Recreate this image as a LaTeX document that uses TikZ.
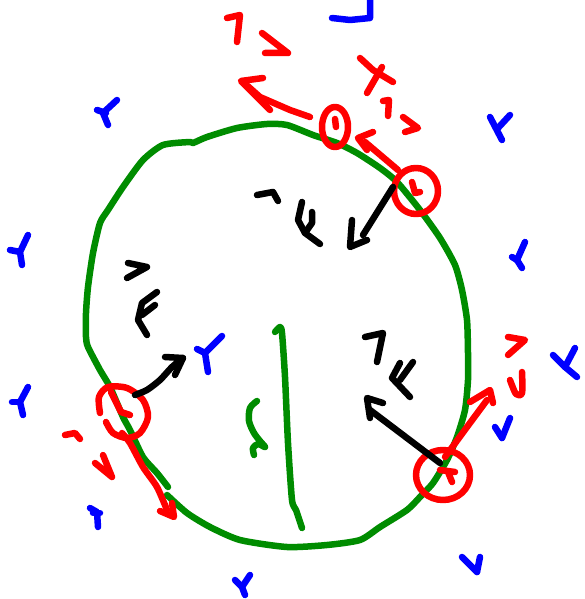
\documentclass[tikz,border=0pt]{standalone}
\definecolor{pengreen}{RGB}{0,140,0}
\definecolor{penred}{RGB}{255,0,0}
\definecolor{penblue}{RGB}{0,0,255}
\tikzset{
  pen/.style={line width=6.5pt, line cap=round, line join=round},
  gstroke/.style={pen, draw=pengreen},
  rstroke/.style={pen, draw=penred},
  bstroke/.style={pen, draw=penblue},
  kstroke/.style={pen, draw=black},
}
\begin{document}
\begin{tikzpicture}[x=1pt,y=-1pt]
\useasboundingbox (0,0) rectangle (584,599);
% big green loop
\draw[gstroke] plot[smooth, tension=0.4] coordinates {(167,495) (187,513) (210,527) (240,540) (287,547) (327,545) (360,540) (380,527) (407,510) (420,497) (433,483) (447,460) (457,437) (465,410) (468,380) (468,353) (467,320) (462,290) (455,265) (440,238) (420,210) (397,182) (380,168) (357,153) (337,143) (313,135) (287,125) (267,124) (237,128) (207,137) (193,143) (190,142) (163,145) (143,160) (123,187) (108,210) (100,223) (93,253) (88,287) (86,313) (86,337) (88,347) (100,370) (110,387) (123,417) (130,430) (143,457) (157,473) (168,487)};
% green vertical line and squiggle
\draw[gstroke] plot[smooth, tension=0.4] coordinates {(275,332) (280,327) (282,333) (285,377) (288,443) (292,500) (296,510) (302,528)};
\draw[gstroke] plot[smooth, tension=0.5] coordinates {(257,401) (250,408) (249,421) (254,433) (260,441) (265,447) (258,444) (253,448) (254,455)};
% red circles
\draw[rstroke] (335,127) ellipse[x radius=13, y radius=20];
\draw[rstroke] (335,119) -- (336,127);
\draw[rstroke] (416,191) ellipse[x radius=22, y radius=23];
\draw[rstroke] (412,182) -- (415,193) -- (420,192);
\draw[rstroke] plot[smooth, tension=0.5] coordinates {(100,413) (99,397) (108,387) (127,388) (143,400) (148,417) (140,433) (127,438) (113,433) (106,422)};
\draw[rstroke] (111,392) -- (121,412) -- (130,415);
\draw[rstroke] (443,475) ellipse[x radius=27, y radius=25];
\draw[rstroke] (440,470) -- (455,472);
\draw[rstroke] (448,472) -- (452,482);
% red arrows
\draw[rstroke] (398,170) -- (365,142);
\draw[rstroke] (373,132) -- (358,138) -- (367,150);
\draw[rstroke] plot[smooth, tension=0.4] coordinates {(122,433) (130,443) (143,467) (157,487) (167,510)};
\draw[rstroke] (160,511) -- (174,517) -- (172,503);
\draw[rstroke] (445,457) -- (467,427) -- (487,400);
\draw[rstroke] (470,402) -- (490,390) -- (493,403);
\draw[rstroke] (310,117) -- (290,110) -- (260,97) -- (242,81);
\draw[rstroke] (263,78) -- (241,81) -- (270,110);
% red marks
\draw[rstroke] (227,18) -- (240,15) -- (237,42);
\draw[rstroke] (262,33) -- (288,53) -- (265,53);
\draw[rstroke] (360,58) -- (373,70) -- (393,82);
\draw[rstroke] (382,67) -- (367,93);
\draw[rstroke] (383,101) -- (389,100) -- (388,116);
\draw[rstroke] (403,117) -- (418,128) -- (405,132);
\draw[rstroke] (65,435) -- (75,433) -- (80,439);
\draw[rstroke] (95,463) -- (112,477) -- (103,455);
\draw[rstroke] (508,337) -- (525,340) -- (508,355);
\draw[rstroke] plot[smooth, tension=0.5] coordinates {(510,380) (516,394) (522,393) (522,372)};
% black arrows
\draw[kstroke] (440,463) -- (370,410);
\draw[kstroke] (383,403) -- (367,398) -- (370,418);
\draw[kstroke] (393,187) -- (363,235);
\draw[kstroke] (352,220) -- (350,247) -- (367,240);
\draw[kstroke] plot[smooth, tension=0.4] coordinates {(135,395) (147,390) (160,380) (172,367) (183,358)};
\draw[kstroke] (165,357) -- (183,358) -- (175,375);
% black marks
\draw[kstroke] (257,195) -- (273,192) -- (278,201);
\draw[kstroke] (302,202) -- (298,220) -- (305,233) -- (320,244);
\draw[kstroke] (312,212) -- (312,223) -- (305,233);
\draw[kstroke] (128,263) -- (147,267) -- (127,278);
\draw[kstroke] (157,292) -- (142,303) -- (138,320) -- (147,335);
\draw[kstroke] (155,305) -- (142,315);
\draw[kstroke] (365,337) -- (383,333) -- (377,362);
\draw[kstroke] (400,363) -- (392,378) -- (410,397);
\draw[kstroke] (413,362) -- (400,380);
% blue marks
\draw[bstroke] (332,18) -- (350,20) -- (370,18) -- (370,0);
\draw[bstroke] (117,100) -- (103,113) -- (108,125);
\draw[bstroke] (97,110) -- (106,113);
\draw[bstroke] (28,235) -- (20,252) -- (22,265);
\draw[bstroke] (10,250) -- (20,252);
\draw[bstroke] (28,387) -- (20,402) -- (23,415);
\draw[bstroke] (12,402) -- (20,402);
\draw[bstroke] (490,117) -- (502,140);
\draw[bstroke] (510,115) -- (498,128);
\draw[bstroke] (525,242) -- (517,260) -- (522,268);
\draw[bstroke] (512,257) -- (517,260);
\draw[bstroke] (575,348) -- (565,367) -- (577,377);
\draw[bstroke] (553,355) -- (565,367);
\draw[bstroke] (510,418) -- (502,438);
\draw[bstroke] (495,427) -- (502,438);
\draw[bstroke] (90,508) -- (97,512) -- (98,527);
\draw[bstroke] (93,513) -- (100,513);
\draw[bstroke] (250,575) -- (242,587) -- (245,595);
\draw[bstroke] (235,580) -- (242,587);
\draw[bstroke] (480,557) -- (477,572);
\draw[bstroke] (462,557) -- (477,572);
\draw[bstroke] (222,336) -- (205,353) -- (208,372);
\draw[bstroke] (197,349) -- (205,353);
\end{tikzpicture}
\end{document}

**AIM:**
Pictures in the data above should not be copied; transcribe everything else exactly.

**COMPLETED TASK:**
Recreate this image as a LaTeX document that uses TikZ.
\documentclass[tikz,border=0pt]{standalone}
\definecolor{pengreen}{RGB}{0,140,0}
\definecolor{penred}{RGB}{255,0,0}
\definecolor{penblue}{RGB}{0,0,255}
\tikzset{
  pen/.style={line width=6.5pt, line cap=round, line join=round},
  gstroke/.style={pen, draw=pengreen},
  rstroke/.style={pen, draw=penred},
  bstroke/.style={pen, draw=penblue},
  kstroke/.style={pen, draw=black},
}
\begin{document}
\begin{tikzpicture}[x=1pt,y=-1pt]
\useasboundingbox (0,0) rectangle (584,599);
% big green loop
\draw[gstroke] plot[smooth, tension=0.4] coordinates {(167,495) (187,513) (210,527) (240,540) (287,547) (327,545) (360,540) (380,527) (407,510) (420,497) (433,483) (447,460) (457,437) (465,410) (468,380) (468,353) (467,320) (462,290) (455,265) (440,238) (420,210) (397,182) (380,168) (357,153) (337,143) (313,135) (287,125) (267,124) (237,128) (207,137) (193,143) (190,142) (163,145) (143,160) (123,187) (108,210) (100,223) (93,253) (88,287) (86,313) (86,337) (88,347) (100,370) (110,387) (123,417) (130,430) (143,457) (157,473) (168,487)};
% green vertical line and squiggle
\draw[gstroke] plot[smooth, tension=0.4] coordinates {(275,332) (280,327) (282,333) (285,377) (288,443) (292,500) (296,510) (302,528)};
\draw[gstroke] plot[smooth, tension=0.5] coordinates {(257,401) (250,408) (249,421) (254,433) (260,441) (265,447) (258,444) (253,448) (254,455)};
% red circles
\draw[rstroke] (335,127) ellipse[x radius=13, y radius=20];
\draw[rstroke] (335,119) -- (336,127);
\draw[rstroke] (416,191) ellipse[x radius=22, y radius=23];
\draw[rstroke] (412,182) -- (415,193) -- (420,192);
\draw[rstroke] plot[smooth, tension=0.5] coordinates {(100,413) (99,397) (108,387) (127,388) (143,400) (148,417) (140,433) (127,438) (113,433) (106,422)};
\draw[rstroke] (111,392) -- (121,412) -- (130,415);
\draw[rstroke] (443,475) ellipse[x radius=27, y radius=25];
\draw[rstroke] (440,470) -- (455,472);
\draw[rstroke] (448,472) -- (452,482);
% red arrows
\draw[rstroke] (398,170) -- (365,142);
\draw[rstroke] (373,132) -- (358,138) -- (367,150);
\draw[rstroke] plot[smooth, tension=0.4] coordinates {(122,433) (130,443) (143,467) (157,487) (167,510)};
\draw[rstroke] (160,511) -- (174,517) -- (172,503);
\draw[rstroke] (445,457) -- (467,427) -- (487,400);
\draw[rstroke] (470,402) -- (490,390) -- (493,403);
\draw[rstroke] (310,117) -- (290,110) -- (260,97) -- (242,81);
\draw[rstroke] (263,78) -- (241,81) -- (270,110);
% red marks
\draw[rstroke] (227,18) -- (240,15) -- (237,42);
\draw[rstroke] (262,33) -- (288,53) -- (265,53);
\draw[rstroke] (360,58) -- (373,70) -- (393,82);
\draw[rstroke] (382,67) -- (367,93);
\draw[rstroke] (383,101) -- (389,100) -- (388,116);
\draw[rstroke] (403,117) -- (418,128) -- (405,132);
\draw[rstroke] (65,435) -- (75,433) -- (80,439);
\draw[rstroke] (95,463) -- (112,477) -- (103,455);
\draw[rstroke] (508,337) -- (525,340) -- (508,355);
\draw[rstroke] plot[smooth, tension=0.5] coordinates {(510,380) (516,394) (522,393) (522,372)};
% black arrows
\draw[kstroke] (440,463) -- (370,410);
\draw[kstroke] (383,403) -- (367,398) -- (370,418);
\draw[kstroke] (393,187) -- (363,235);
\draw[kstroke] (352,220) -- (350,247) -- (367,240);
\draw[kstroke] plot[smooth, tension=0.4] coordinates {(135,395) (147,390) (160,380) (172,367) (183,358)};
\draw[kstroke] (165,357) -- (183,358) -- (175,375);
% black marks
\draw[kstroke] (257,195) -- (273,192) -- (278,201);
\draw[kstroke] (302,202) -- (298,220) -- (305,233) -- (320,244);
\draw[kstroke] (312,212) -- (312,223) -- (305,233);
\draw[kstroke] (128,263) -- (147,267) -- (127,278);
\draw[kstroke] (157,292) -- (142,303) -- (138,320) -- (147,335);
\draw[kstroke] (155,305) -- (142,315);
\draw[kstroke] (365,337) -- (383,333) -- (377,362);
\draw[kstroke] (400,363) -- (392,378) -- (410,397);
\draw[kstroke] (413,362) -- (400,380);
% blue marks
\draw[bstroke] (332,18) -- (350,20) -- (370,18) -- (370,0);
\draw[bstroke] (117,100) -- (103,113) -- (108,125);
\draw[bstroke] (97,110) -- (106,113);
\draw[bstroke] (28,235) -- (20,252) -- (22,265);
\draw[bstroke] (10,250) -- (20,252);
\draw[bstroke] (28,387) -- (20,402) -- (23,415);
\draw[bstroke] (12,402) -- (20,402);
\draw[bstroke] (490,117) -- (502,140);
\draw[bstroke] (510,115) -- (498,128);
\draw[bstroke] (525,242) -- (517,260) -- (522,268);
\draw[bstroke] (512,257) -- (517,260);
\draw[bstroke] (575,348) -- (565,367) -- (577,377);
\draw[bstroke] (553,355) -- (565,367);
\draw[bstroke] (510,418) -- (502,438);
\draw[bstroke] (495,427) -- (502,438);
\draw[bstroke] (90,508) -- (97,512) -- (98,527);
\draw[bstroke] (93,513) -- (100,513);
\draw[bstroke] (250,575) -- (242,587) -- (245,595);
\draw[bstroke] (235,580) -- (242,587);
\draw[bstroke] (480,557) -- (477,572);
\draw[bstroke] (462,557) -- (477,572);
\draw[bstroke] (222,336) -- (205,353) -- (208,372);
\draw[bstroke] (197,349) -- (205,353);
\end{tikzpicture}
\end{document}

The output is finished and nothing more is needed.